NTA 2025 makes gratuity taxable by default in Nigeria — but pension-linked retirement benefits and severance up to ₦50m stay exempt. Here's how to tell which applies.

AnooreHR Team··6 min read

An employee is retiring after eighteen years. HR has calculated a gratuity payment, a final salary run, and an unused-leave payout. The question lands on your desk: how much of this is taxable?
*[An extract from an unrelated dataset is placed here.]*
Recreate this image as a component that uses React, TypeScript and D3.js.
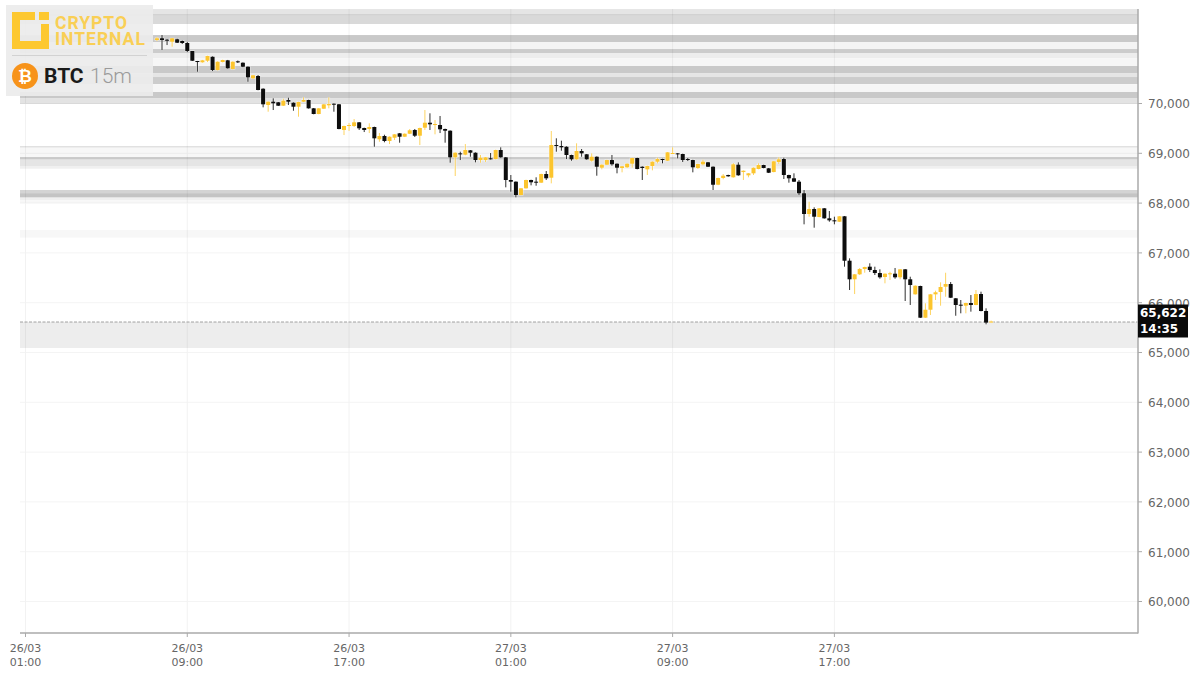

Before the Nigeria Tax Act 2025 (NTA), the honest answer was often "it depends on which scheme you're on, and nobody's fully sure." NTA 2025, in force from 1 January 2026, tightens that ambiguity considerably — and the new default is less generous than many employers assumed. Gratuity is now taxable unless it falls inside a specific carve-out. Getting this wrong on a big terminal payout is expensive: either you under-withhold and the Nigeria Revenue Service (NRS) comes back for the shortfall plus penalties, or you over-withhold and short-change someone on their last day.

What actually changed

Under the pre-2026 regime, gratuities paid on retirement or exit were widely treated as tax-exempt in practice, particularly where they were linked to a pension arrangement. NTA 2025 removes that blanket assumption. The Act's default position, confirmed across professional-services summaries of the law (EY, KPMG, PwC), is that gratuity is taxable employment income unless it meets a specific exemption.

The exemption that survives is narrow and specific: pension, gratuity, or any retirement benefit paid in line with the Pension Reform Act 2014 (PRA) remains exempt from income tax. Pension fund assets held under the PRA framework are also exempt.

That single distinction — "is this payment governed by the PRA, or is it a separate contractual gratuity your company pays on top?" — is the whole ballgame for how you tax a terminal benefit in 2026.

Gratuity paid strictly under a Pension Reform Act-compliant scheme: exempt. Gratuity paid as a standalone employer benefit outside the PRA structure: taxable as ordinary employment income.

The two kinds of "gratuity" in Nigerian payroll

This matters because Nigerian employers actually run two different things under the same word:

1. PRA-governed retirement benefits. Since the contributory pension scheme became mandatory in 2014, most employees build a Retirement Savings Account (RSA) with a licensed Pension Fund Administrator (PFA). At retirement, PenCom's rules govern how much of the RSA balance an employee can take as a lump sum versus draw down as a programmed withdrawal or annuity. That lump sum, and the ongoing pension income, sits inside the PRA framework — and stays exempt under NTA 2025.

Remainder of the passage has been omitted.